Theoretical Computer Science

What is worst case complexity of number field sieve?

Given composite $N\in\Bbb N$ general number field sieve is best known factorization algorithm for integer factorization of $N$. It is a randomized algorithm and we get an expected complexity of $O\Big(e^{\sqrt{\frac{64}{9}}(\log N)^{\frac 13}(\log\log N)^{\frac 23}}\Big)$ to factor $N$.

I looked for information on worst case complexity on this randomized algorithm.

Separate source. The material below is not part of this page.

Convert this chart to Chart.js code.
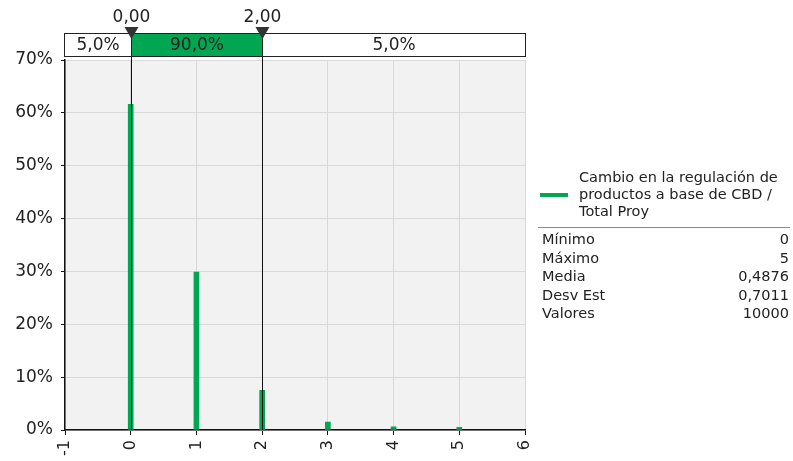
<!DOCTYPE html>
<html>
<head>
<meta charset="utf-8">
<script src="https://cdn.jsdelivr.net/npm/chart.js@4.4.1/dist/chart.umd.min.js"></script>
<style>
  html, body { margin: 0; padding: 0; background: #fff; }
  #wrap { position: relative; width: 793px; height: 461px; overflow: hidden; }
  #c { position: absolute; left: 0; top: 0; }
  #legend { position: absolute; left: 538px; top: 169px; width: 252px;
            font-family: "DejaVu Sans", sans-serif; font-size: 14.5px; color: #222; }
  #legend .series { position: relative; padding-left: 41px; line-height: 17px; }
  #legend .swatch { position: absolute; left: 2px; top: 24px; width: 28px; height: 4px; background: #00a651; }
  #legend hr { border: 0; border-top: 1px solid #888; margin: 7px 0 2px 0; }
  #legend table { width: 100%; border-collapse: collapse; font-size: 14.5px; }
  #legend td { padding: 0 0 0 4px; line-height: 18.6px; }
  #legend td.v { text-align: right; padding-right: 1px; }
</style>
</head>
<body>
<div id="wrap">
  <canvas id="c" width="793" height="461"></canvas>
  <div id="legend"></div>
</div>
<script>
// Distribution of simulated outcomes (percent of iterations per value)
const outcomes = [0, 1, 2, 3, 4, 5];
const percents = [61.6, 29.9, 7.5, 1.5, 0.6, 0.5];

// Delimiters and the share of iterations between them
const delimiters = [0, 2];
const delimiterLabels = ['0,00', '2,00'];
const bandLabels = ['5,0%', '90,0%', '5,0%'];

// Axis ranges
const xRange = [-1, 6];
const yRange = [0, 70];

// Series name and summary statistics
const seriesName = ['Cambio en la regulación de', 'productos a base de CBD /', 'Total Proy'];
const statNames = ['Mínimo', 'Máximo', 'Media', 'Desv Est', 'Valores'];
const statValues = ['0', '5', '0,4876', '0,7011', '10000'];

const GREEN = '#00a651';
const FONT = '"DejaVu Sans", sans-serif';

// Legend block
(function buildLegend() {
  const el = document.getElementById('legend');
  let html = '<div class="series"><div class="swatch"></div>' + seriesName.join('<br>') + '</div><hr><table>';
  statNames.forEach((n, i) => {
    html += '<tr><td>' + n + '</td><td class="v">' + statValues[i] + '</td></tr>';
  });
  html += '</table>';
  el.innerHTML = html;
})();

// Plot background
const plotBackground = {
  id: 'plotBackground',
  beforeDraw(chart) {
    const { ctx, chartArea: a } = chart;
    ctx.save();
    ctx.fillStyle = '#f2f2f2';
    ctx.fillRect(a.left, a.top, a.right - a.left, a.bottom - a.top);
    ctx.restore();
  }
};

// Delimiter lines, percentage band and markers above the plot
const delimiterBand = {
  id: 'delimiterBand',
  afterDatasetsDraw(chart) {
    const { ctx, chartArea: a } = chart;
    const xs = chart.scales.x;
    const px = delimiters.map(v => Math.round(xs.getPixelForValue(v)) + 0.5);
    const bandTop = 33.5, bandBot = 56.5;

    ctx.save();
    // vertical delimiter lines
    ctx.strokeStyle = '#111';
    ctx.lineWidth = 1;
    px.forEach(x => {
      ctx.beginPath();
      ctx.moveTo(x, bandTop);
      ctx.lineTo(x, a.bottom);
      ctx.stroke();
    });

    // band segments
    const edges = [Math.round(a.left) - 0.5, px[0], px[1], Math.round(a.right) + 0.5];
    ctx.fillStyle = '#fff';
    ctx.fillRect(edges[0], bandTop, edges[3] - edges[0], bandBot - bandTop);
    ctx.fillStyle = GREEN;
    ctx.fillRect(edges[1], bandTop, edges[2] - edges[1], bandBot - bandTop);
    ctx.strokeStyle = '#222';
    ctx.strokeRect(edges[0], bandTop, edges[3] - edges[0], bandBot - bandTop);
    ctx.beginPath();
    ctx.moveTo(px[0], bandTop); ctx.lineTo(px[0], bandBot);
    ctx.moveTo(px[1], bandTop); ctx.lineTo(px[1], bandBot);
    ctx.stroke();

    ctx.font = '17px ' + FONT;
    ctx.fillStyle = '#222';
    ctx.textAlign = 'center';
    ctx.textBaseline = 'middle';
    for (let i = 0; i < 3; i++) {
      ctx.fillText(bandLabels[i], (edges[i] + edges[i + 1]) / 2, (bandTop + bandBot) / 2 + 1);
    }

    // triangle markers and their values
    px.forEach((x, i) => {
      ctx.fillStyle = '#333';
      ctx.beginPath();
      ctx.moveTo(x - 7, 27);
      ctx.lineTo(x + 7, 27);
      ctx.lineTo(x, 39);
      ctx.closePath();
      ctx.fill();
      ctx.fillStyle = '#222';
      ctx.font = '17px ' + FONT;
      ctx.textBaseline = 'alphabetic';
      ctx.fillText(delimiterLabels[i], x, 22);
    });
    ctx.restore();
  }
};

new Chart(document.getElementById('c'), {
  type: 'bar',
  data: {
    datasets: [{
      data: outcomes.map((v, i) => ({ x: v, y: percents[i] })),
      backgroundColor: GREEN,
      barThickness: 5,
      borderWidth: 0
    }]
  },
  plugins: [plotBackground, delimiterBand],
  options: {
    responsive: false,
    animation: false,
    layout: { padding: { top: 60, right: 268, left: 0, bottom: 0 } },
    plugins: { legend: { display: false }, tooltip: { enabled: false } },
    scales: {
      x: {
        type: 'linear',
        offset: false,
        min: xRange[0],
        max: xRange[1],
        afterFit(s) { s.height = 31; },
        ticks: {
          stepSize: 1,
          minRotation: 90,
          maxRotation: 90,
          padding: 5,
          color: '#222',
          font: { family: FONT, size: 16 },
          callback: v => String(v)
        },
        grid: { offset: false, color: '#d9d9d9', tickColor: '#111', tickLength: 5 },
        border: { color: '#111', width: 1.5 }
      },
      y: {
        min: yRange[0],
        max: yRange[1],
        afterFit(s) { s.width = 65; },
        ticks: {
          stepSize: 10,
          padding: 8,
          color: '#222',
          font: { family: FONT, size: 17 },
          callback: v => v + '%'
        },
        grid: { color: '#d9d9d9', tickColor: '#111', tickLength: 4 },
        border: { color: '#111', width: 1.5 }
      }
    }
  }
});
</script>
</body>
</html>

However I am unable to locate information.

(1) What is the worst case complexity of Number field sieve?

(2) Also can randomness be removed here to give a deterministic subexponential algorithm?


The number field sieve has never been analyzed rigorously. The complexity that you quote is merely heuristic. The only subexponential algorithm which has been analyzed rigorously is Dixon's factorization algorithm, which is very similar to the quadratic sieve. According to Wikipedia, Dixon's algorithm runs in time $e^{O(2\sqrt{2}\sqrt{\log n\log\log n})}$. Dixon's algorithm is randomized.

All (heuristically) known subexponential algorithms require randomization. Dixon's algorithm needs to find integers $x$ such that $x^2 \pmod{n}$ is smooth (can be factored into a product of small primes) and "random", and the number-field sieve has similar but more complicated requirements. The elliptic curve method needs to find an elliptic curve modulo $n$ whose order modulo some factor of $n$ is smooth. In both cases it seems hard to derandomize the algorithms.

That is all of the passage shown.